Below are excerpts from Reston's final editorial:
"From the early 1970s to the present, the Vineyard moved from a sleepy Island community sometimes referred to as a civil wilderness to a great resort that today commands attention from across the nation and the world. The Island now draws countless thousands to her never-ending shoreline. They come as ordinary folk from the main streets of America and as power brokers from Wall Street and as presidents from the White House. But they all arrive on Martha’s Vineyard in search of the same thing: the solitude and beauty of the Island, the special sanctuary the Vineyard offers as a quiet refuge far from the clatter of the mainland.

"It is this transformative period in Island history that explains the fierce political battles, legal clashes, the social upheaval and the great debates about proper levels of development that have raged for more than three decades on the Vineyard. The Vineyard Gazette, more often than not during these years, landed at the center of the political and social collisions.

"And while perhaps not always understood, there was but one editorial message from this newspaper, one that has stood for the past thirty-five years, a position first set forth in the early decades before me under the direction of Henry Beetle Hough, the revered old country editor of the Gazette, and continued from 1968 to 1975 by my father, James (Scotty) Reston.

"The case for the Vineyard, as argued by the Gazette, was that the Island had the right to determine its own future, the right to define a plan for thoughtful and orderly growth.
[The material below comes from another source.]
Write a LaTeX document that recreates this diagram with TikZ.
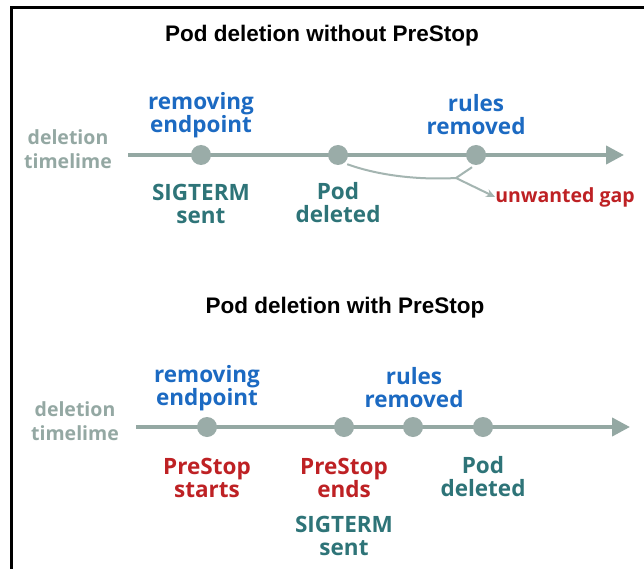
\documentclass[tikz,border=0pt]{standalone}
\usepackage{fontspec}
\setmainfont{Open Sans}
\newfontfamily\titlefont{Liberation Sans}
\usetikzlibrary{arrows.meta}
\definecolor{tlgray}{HTML}{94A8A3}
\definecolor{dotgray}{HTML}{9AACA8}
\definecolor{lblue}{HTML}{1C6AC2}
\definecolor{lteal}{HTML}{2E7478}
\definecolor{lred}{HTML}{BE2124}
\begin{document}
\begin{tikzpicture}[x=1pt,y=-1pt,
  title/.style={font=\titlefont\bfseries\fontsize{22.5}{26}\selectfont,text=black,inner sep=0pt},
  lbl/.style={font=\bfseries\fontsize{22.5}{23}\selectfont,align=center,inner sep=0pt},
  bluelbl/.style={lbl,text=lblue},
  teallbl/.style={lbl,text=lteal},
  redlbl/.style={lbl,text=lred},
  tllbl/.style={font=\bfseries\fontsize{19.5}{24}\selectfont,align=center,text=tlgray,inner sep=0pt},
  tline/.style={draw=tlgray,line width=4pt,-{Triangle[length=18pt,width=18pt]}},
  evdot/.style={circle,fill=dotgray,minimum size=20pt,inner sep=0pt},
  gapline/.style={draw=tlgray!85,line width=2pt}
]
\useasboundingbox (0,0) rectangle (644,569);
\fill[white] (0,0) rectangle (644,569);
\draw[black,line width=3pt] (646,8) -- (11.5,8) -- (11.5,571);

% ---------- top part ----------
\node[title] (t1) at (322,36) {Pod deletion without PreStop};
\node[tllbl] (tl1) at (68,149) {deletion\\timelime};
\coordinate (a1s) at (128,155);
\coordinate (a1e) at (624,155);
\draw[tline] (a1s) -- (a1e);
\node[evdot] (d11) at (201,155) {};
\node[evdot] (d12) at (338,155) {};
\node[evdot] (d13) at (476,155) {};
\node[bluelbl] (u11) at (201,115) {removing\\endpoint};
\node[bluelbl] (u13) at (476,115) {rules\\removed};
\node[teallbl] (b11) at (201,204) {SIGTERM\\sent};
\node[teallbl] (b12) at (338,203) {Pod\\deleted};
\node[redlbl,font=\bfseries\fontsize{19.5}{22}\selectfont] (gap) at (565,197) {unwanted gap};
\coordinate (gm) at (456,178);
\draw[gapline] (d12.south east) ++(2,2) .. controls (380,176) and (420,180) .. (gm);
\draw[gapline] (d13.south) ++(-4,2) -- (gm);
\draw[gapline,-{Stealth[length=9pt,width=8pt]}] (gm) -- (gap.west);

% ---------- bottom part ----------
\node[title] (t2) at (345,308) {Pod deletion with PreStop};
\node[tllbl] (tl2) at (75,421) {deletion\\timelime};
\coordinate (a2s) at (136,427);
\coordinate (a2e) at (630,427);
\draw[tline] (a2s) -- (a2e);
\node[evdot] (d21) at (207,427) {};
\node[evdot] (d22) at (344,427) {};
\node[evdot] (d23) at (413,427) {};
\node[evdot] (d24) at (483,427) {};
\node[bluelbl] (u21) at (207,388) {removing\\endpoint};
\node[bluelbl] (u23) at (414,388) {rules\\removed};
\node[redlbl] (b21) at (207,478) {PreStop\\starts};
\node[redlbl] (b22) at (344,478) {PreStop\\ends};
\node[teallbl] (b24) at (483,477) {Pod\\deleted};
\node[teallbl] (b22b) at (344,536) {SIGTERM\\sent};
\end{tikzpicture}
\end{document}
At stake was the preservation of the character of the Vineyard and the quality of Island life for her citizens. And so the Gazette through those sometimes tumultuous years often stood against those who pressed for unbridled development, against outside interests that appeared more interested in making money than in preserving the special character of Martha’s Vineyard. It is after all that character that makes the Island a special place and sets it apart from so many other communities now overdeveloped and long forgotten."